Foundas then asked Wright and Elwes for their first impressions on the film, even though getting them to answer involved getting Reiner to stop talking. Elwes had only a few minor credits to his name before getting cast and Wright had never been in a movie before. Elwes shared that he read the book when he was thirteen and loved it. Reiner quickly cut him off to describe meeting Elwes for the first time – not only did he look the part, Reiner said, but he also had enough of a sense of humor to do a killer Fat Albert impression (Elwes did, in fact, close the night with a stellar “Hey, hey, hey!”). Reiner went on and on about the cast’s hijinks on the English set until Foundas had to lay down the law and pass the mic to Wright, who simply mentioned her incredulousness at enacting the stage directions as written in the film’s script.
Itching for his turn at the mic, Patinkin requested to share his love for André the Giant, whom he thinks was such a kind, gentle man. Patinkin cited one specific example of when Wright, Shawn, and he are tethered to André as their characters mount the Cliffs of Insanity. In real life, André couldn’t support all of their weight, so a structure was configured around him with a bicycle seat for each of the three actors to sit on. Patinkin remembered that Shawn was insanely afraid of heights, but André was able to empathize. André patted Shawn’s head lovingly and told him, “Don’t worry – I’ll take care of you.”
Foundas wisely noted that a large part of the film’s charm comes from the fact that it is relatively special effects-free, citing the Orson Welles quote, “The enemy of art is the absence of limitations.” Certainly, Reiner’s ability to create effective “Rodents Of Unusual Size” wasn’t hindered by budget restraints — each of the two ROUS was, in fact, inhabited by a British little person.
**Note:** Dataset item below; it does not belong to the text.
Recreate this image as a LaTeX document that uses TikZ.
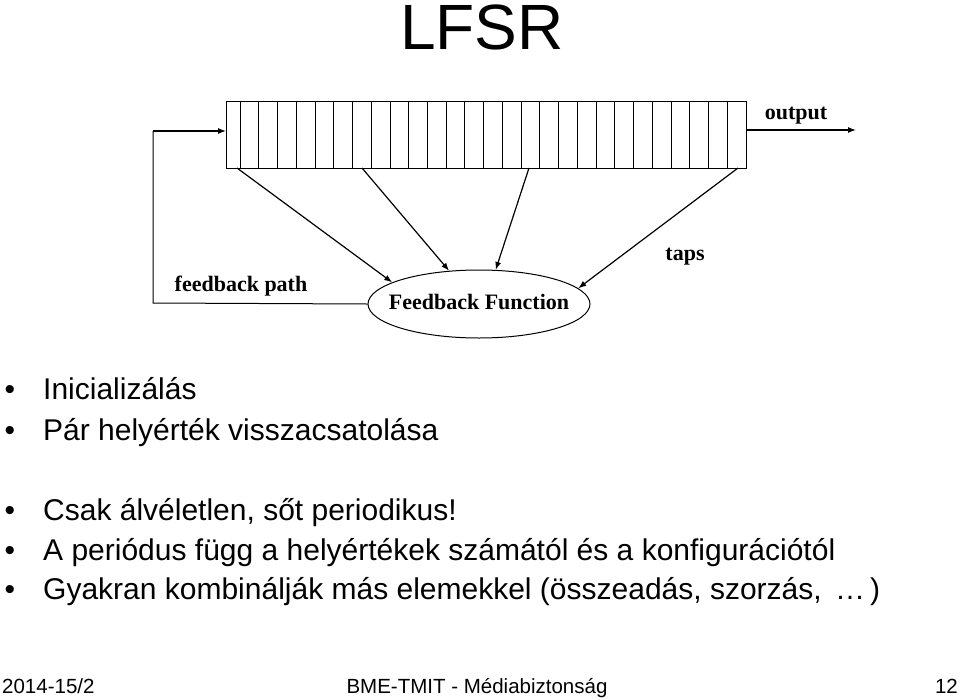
\documentclass[tikz,border=0pt]{standalone}
\usepackage{fontspec}
\setmainfont{Liberation Sans}
\newfontfamily\diagfont{Liberation Serif}
\usetikzlibrary{arrows.meta,shapes.geometric,calc}
\tikzset{
  lbl/.style={font=\diagfont\bfseries\fontsize{22}{26}\selectfont, inner sep=0pt},
  bul/.style={font=\fontsize{30}{36}\selectfont, inner sep=0pt, anchor=base west},
  dot/.style={font=\fontsize{30}{36}\selectfont, inner sep=0pt, anchor=base},
  foot/.style={font=\fontsize{20.5}{24}\selectfont, inner sep=0pt},
  arr/.style={line width=1.2pt, -{Latex[length=8pt,width=6pt]}},
  plain/.style={line width=1pt},
}
\begin{document}
\begin{tikzpicture}[x=1pt,y=-1pt]
\useasboundingbox (0,0) rectangle (960,699);
% title
\node[font=\fontsize{64}{72}\selectfont, inner sep=0pt, anchor=base] (title) at (482,49) {LFSR};
% register
\node[draw, line width=1pt, minimum width=520pt, minimum height=67pt, inner sep=0pt] (reg) at (486,134.5) {};
\draw[line width=0.8pt] (240,101) -- (240,168);
\foreach \k in {1,...,26} {
  \draw[line width=0.8pt] ({240+18.74*\k},101) -- ({240+18.74*\k},168);
}
% ellipse
\node[ellipse, draw, line width=1pt, minimum width=222pt, minimum height=68pt, inner sep=0pt] (ff) at (479,304) {};
\node[lbl] (fftxt) at (479,302) {Feedback Function};
% labels
\node[lbl] (outl) at (796,116) {output};
\node[lbl] (fbl) at (241,286) {feedback path};
\node[lbl] (tapl) at (685,257) {taps};
% coordinates
\coordinate (inarr) at (226,131);
\coordinate (outs) at (746,130);
\coordinate (oute) at (856,130);
\coordinate (t1) at (237,168);
\coordinate (t2) at (362,168);
\coordinate (t3) at (529,168);
\coordinate (t4) at (738,168);
\coordinate (c1) at (153,303);
\coordinate (c2) at (153,131);
% connectors
\draw[arr] (outs) -- (oute);
\draw[arr] (t1) -- (ff.166);
\draw[arr] (t2) -- (ff.132);
\draw[arr] (t3) -- (ff.64);
\draw[arr] (t4) -- (ff.9);
\draw[line width=1pt] (ff.west) -- (c1) -- (c2);
\draw[arr] (c2) -- (inarr);
% bullets
\foreach \y/\t in {399/{Inicializálás}, 440/{Pár helyérték visszacsatolása}, 520/{Csak álvéletlen, sőt periodikus!}, 560/{A periódus függ a helyértékek számától és a konfigurációtól}, 599/{Gyakran kombinálják más elemekkel (összeadás, szorzás, \,…\,)}} {
  \node[dot] at (10,\y) {•};
  \node[bul] at (43,\y) {\t};
}
% footer
\node[foot, anchor=base west] (f1) at (2,693) {2014-15/2};
\node[foot, anchor=base] (f2) at (477,693) {BME-TMIT - Médiabiztonság};
\node[foot, anchor=base east] (f3) at (958,693) {12};
\end{tikzpicture}
\end{document}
Crystal laughed as he remembered one of the little people, the body-pierced Anthony, was arrested for burning down a dog kennel in response to his divorce proceedings. Never a dull moment on that set.
Certainly, The Princess Bride leaves a huge legacy behind. Crystal noted also that he recently sat down to enjoy the film with his two grown daughters and their children – the “as you wish” moment for him – and love for the film will continue through generations. Love for the film also comes in more obsessive forms. Sarandon knew of a couple who had a minister ordained so that he could marry them in the same fashion as Peter Cook’s character did for Buttercup and Humperdinck. Also, during the Q&A, a 26-year-old man from the audience asked Wright if he could hug her, realizing his childhood dream.
And one thing is certain about the film’s legacy: Mandy Patinkin will always receive requests to say, “Hello. My name is Inigo Montoya. You killed my father. Prepare to die.” And so it should be!